Any new or repeat parent knows that raising children is one of the most demanding, and yet one of the most fulfilling jobs in the world. First-time parents, especially, know the sinking dread of feeling ill-prepared for the job at hand. Child rearing seems like it should be the easiest thing in the world, but given the complexity and impressionability of the person on the other side of the equation, its easy to start feeling overwhelmed. Below, we’ve outlined some of the universal steps that can be followed to insure that your attempts at parenting are successful:
LEARN TO FOSTER YOUR CHILD’S SELF-ESTEEM
“Self” is a very complex psychological topic that could take up several books in its own right. Children start developing their sense of self as babies, when they see themselves through the eyes of their parents for the first time. Your body language, your tone of voice, and your expressions are all things that are hungrily soaked up by your child during these initial months. Thus, it’s crucial that you pay heed to how your words and actions are capable of affecting your child’s self-esteem more than anything else.

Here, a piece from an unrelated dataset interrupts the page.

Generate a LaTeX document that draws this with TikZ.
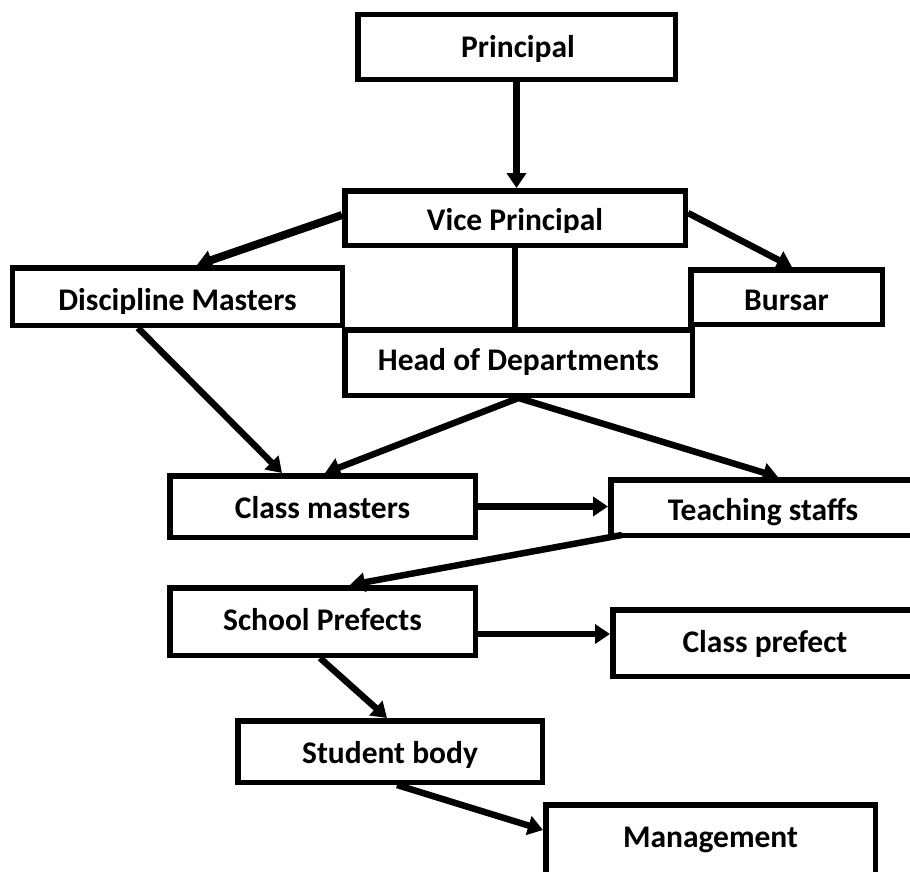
\documentclass[tikz,border=0pt]{standalone}
\usepackage{fontspec}
\setmainfont{Carlito}
\usetikzlibrary{arrows.meta,calc}
\begin{document}
\begin{tikzpicture}[x=1bp,y=-1bp,
  box/.style={draw=black, line width=5.5bp, rectangle, inner sep=0pt},
  lbl/.style={font=\fontsize{31.6pt}{38pt}\selectfont\bfseries, inner sep=0pt, anchor=base},
  link/.style={line width=6.5bp, -{Triangle[length=15bp,width=19bp]}},
  plainlink/.style={line width=6.5bp}]
\clip (0,0) rectangle (910,872);

% boxes
\node[box, minimum width=317.5bp, minimum height=64.5bp] (pr) at (516.5,47) {};
\node[box, minimum width=340.5bp, minimum height=54.5bp] (vp) at (515,218) {};
\node[box, minimum width=329.5bp, minimum height=57.5bp] (dm) at (177.5,296.5) {};
\node[box, minimum width=191.5bp, minimum height=54.5bp] (bu) at (786.5,297) {};
\node[box, minimum width=347.5bp, minimum height=65.5bp] (hd) at (518.5,362.5) {};
\node[box, minimum width=305.5bp, minimum height=61.5bp] (cm) at (322.5,506.5) {};
\node[box, minimum width=304.5bp, minimum height=55.5bp] (ts) at (763,507.5) {};
\node[box, minimum width=305.5bp, minimum height=67.5bp] (sp) at (322.5,621.5) {};
\node[box, minimum width=304.5bp, minimum height=66.5bp] (cp) at (765,643) {};
\node[box, minimum width=304.5bp, minimum height=61.5bp] (sb) at (390,751.5) {};
\node[box, minimum width=329.5bp, minimum height=72.5bp] (mg) at (710.5,841) {};

% labels
\node[lbl] (prt) at ([xshift=1.5bp,yshift=-10bp]pr.center) {Principal};
\begin{scope}
  \clip (vp.north west) rectangle ([yshift=-14bp]vp.east);
  \node[lbl] (vpt) at ([yshift=-12bp]vp.center) {Vice Principal};
\end{scope}
\begin{scope}
  \clip (dm.north west) rectangle ([yshift=-16.5bp]dm.east);
  \node[lbl] (dmt) at ([yshift=-13.5bp]dm.center) {Discipline Masters};
\end{scope}
\node[lbl] (but) at ([yshift=-13bp]bu.center) {Bursar};
\node[lbl] (hdt) at ([yshift=-7.5bp]hd.center) {Head of Departments};
\node[lbl] (cmt) at ([yshift=-11.5bp]cm.center) {Class masters};
\node[lbl] (tst) at ([yshift=-12.5bp]ts.center) {Teaching staffs};
\node[lbl] (spt) at ([yshift=-8.5bp]sp.center) {School Prefects};
\node[lbl] (cpt) at ([yshift=-9bp]cp.center) {Class prefect};
\node[lbl] (sbt) at ([yshift=-11.5bp]sb.center) {Student body};
\node[lbl] (mgt) at ([yshift=-6bp]mg.center) {Management};

% connectors
\draw[link] (pr.south) -- (pr.south |- vp.north);
\draw[link, line width=8bp] ([yshift=3bp]vp.west) -- ([xshift=19.5bp]dm.north);
\draw[link] ([yshift=5bp]vp.east) -- ([xshift=5.5bp]bu.north);
\draw[plainlink] (vp.south) -- (vp.south |- hd.north);
\draw[link] ([xshift=128bp]dm.south west) -- ([xshift=115bp]cm.north west);
\draw[line width=6.5bp, {Triangle[length=15bp,width=19bp]}-{Triangle[length=15bp,width=19bp]}]
  ([xshift=158bp]cm.north west) -- (hd.south) -- ([xshift=170bp]ts.north west);
\draw[link] (cm.east) -- (cm.east -| ts.west);
\draw[link] ([xshift=14bp,yshift=3bp]ts.south west) -- ([xshift=183bp]sp.north west);
\draw[link] ([yshift=-12.5bp]sp.east) coordinate (spr) -- (spr -| cp.west);
\draw[link] ([xshift=153bp]sp.south west) -- ([xshift=152bp]sb.north west);
\draw[link] ([xshift=162bp]sb.south west) -- ([yshift=11bp]mg.west);
\end{tikzpicture}
\end{document}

Learn to praise praiseworthy accomplishments of your children, reinforcing only those actions that will truly make them into better human beings. Avoid making negative offhand comments or statements, and never use words as weapons. Things like telling children off for the seeming “stupidity” of their actions or the “inferiority: of their efforts are surefire recipes for failure that should be avoided at all costs. Above all else, learn to be careful, compassionate, and emphatic. Teach your children that you accept them in spite of their mistakes, and that you are not above mistakes yourself.
LEARN TO CATCH YOUR CHILDREN OFF GUARD WHEN THEY’RE BEING GOOD
Instead of praising your child whenever they do something praiseworthy in front of you, while they know they’re being supervised, you should strive to praise your children for the good actions that they did behind your back. Cut back on criticism, and maximize compliments that are well deserved. Make a point of finding new and praiseworthy actions that your child did each day, and teach them the value of what they did. The idea is to raise a child that is autonomous, that carries out good deeds for the sake of the inherent goodness of the deeds themselves, instead of a child that only does good to get the appraiser reward that comes along with it.
BE CONSISTENT IN THE WAY YOU SET LIMITS AND ENFORCE THEM
Fairness and discipline are two often-misunderstood concepts in parenting. While discipline is absolutely necessary in every household, the point of discipline is not to raise you children like a drill sergeant in a boot camp. Instead, children simply need to learn what counts as acceptable behavior, and what doesn’t. They need to be imbued with the means to manage their emotions and control themselves on their own, and not just when there’s somebody watching them. If you can manage these two things, then you’ve succeeded at disciplining your children.